Puis avant de me coucher (je suis en NC, j'ai +9h par rapport à la france) j'ai copié mes fichiers vers la nouvelle partition :

cp ntfs -> ext3

Ce matin j'ai formaté la partition ntfs en ext3

/---------------------------------------/

/ ext3 (-de 250G)  | ext3(250 Go) /

/---------------------------------------/

Et j'ai lancé une copie de la dernière partition vers la premiere

cp ext3 -> ext3

La copie est en cours.

Ce midi je fais pouvoir supprimer la seconde partition et agrandrir la première.

Pour l'instant tout à l'air OK.

L'utilisation GParted est vraiment simple et super efficace. Je conseille ce logiciel à toutes les personnes qui veulent modifier leur partition.

Je pense que ce soir tout sera fini et je pourrai constater les dégats.

A+

Gronono

Note : Je ne peux pas aller plus vite car je bosse toute la journée. Mais je rentre chez moi le midi.

----------

## Gronono

Re-Bonjour,

Ca y ai, j'ai fini.

Donc la copie vers la deuxième alors OK.

Puis j'ai supprimé la deuxième partition ext3 et j'ai redimensionné la première.

Je n'ai pas encore eu le temps d'explorer tous les fichiers, mais ma musique a l'air de marché.

Donc au final, j'ai l'impression que c'est OK   :Very Happy:  .

Donc GParted c'est trop top. Je n'ai eu aucun problème. Il est beaucoup que Partition Magic que j'avais déjà utilisé autrefois. Et qui me générer pas d'erreurs.

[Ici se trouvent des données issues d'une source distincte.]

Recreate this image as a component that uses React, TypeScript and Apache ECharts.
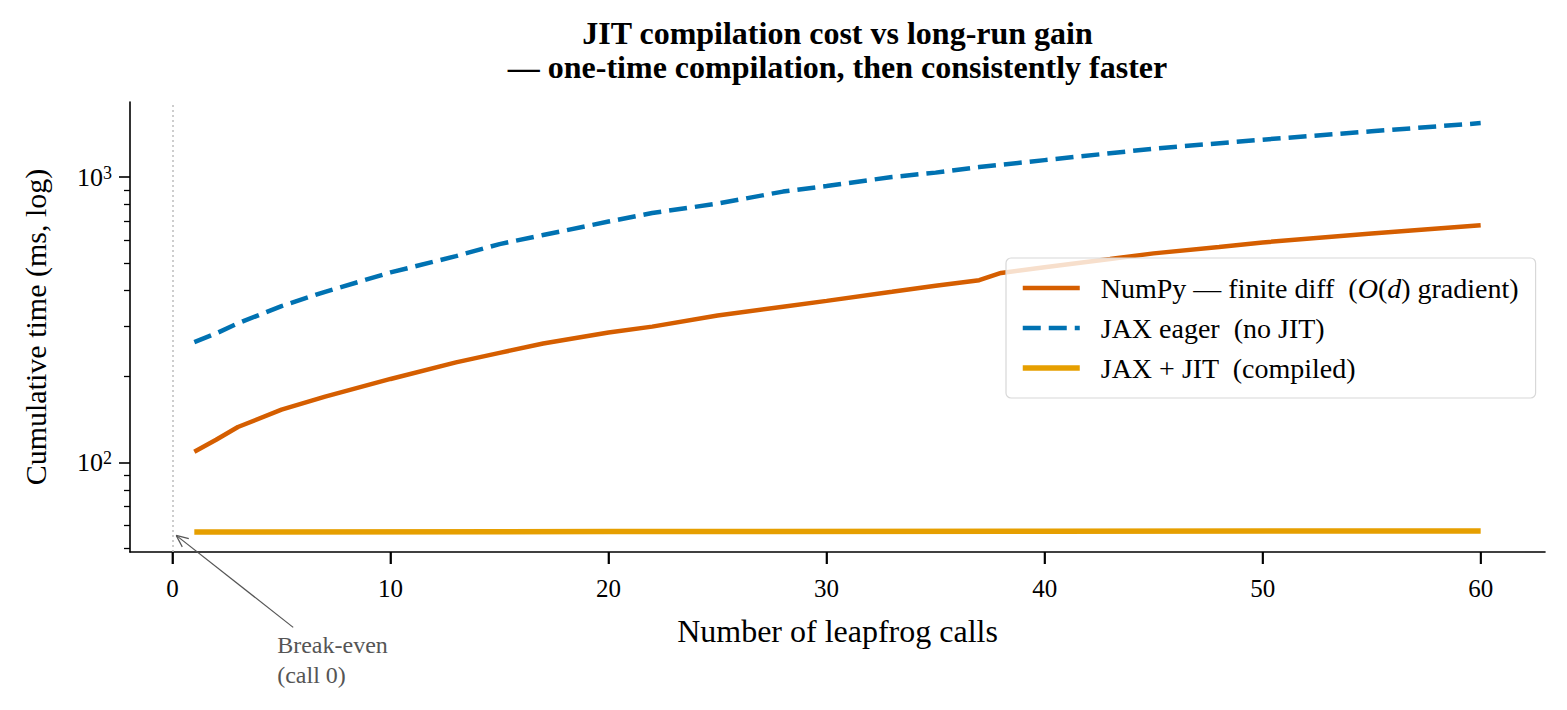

Je ne peux que conseiller GParted pour tout ce qui concerne la manipulation des partitions (ben oui, il ne fait pas le café   :Laughing:  )

Merci à tous.

Gronono.

Edit : je fais comment pour modifier le titre du post afin de mettre résolu   :Embarassed: 

----------

## Temet

Pour le résolu, faut éditer ton premier message et changer le sujet.

Sinon, merci beaucoup pour ce retour!  :Very Happy: 

----------

## Gronono

 *Temet wrote:*   

> Sinon, merci beaucoup pour ce retour! 

 

De rien.

J'avais (un peu) cherché des retours sur GParted et NTFS. Mais je n'ai rien trouvé de concluant.

Donc j'ai testé par moi même et c'est OK.

Pour info, gparted utilise en interne des commandes shell du type : ntfsresize.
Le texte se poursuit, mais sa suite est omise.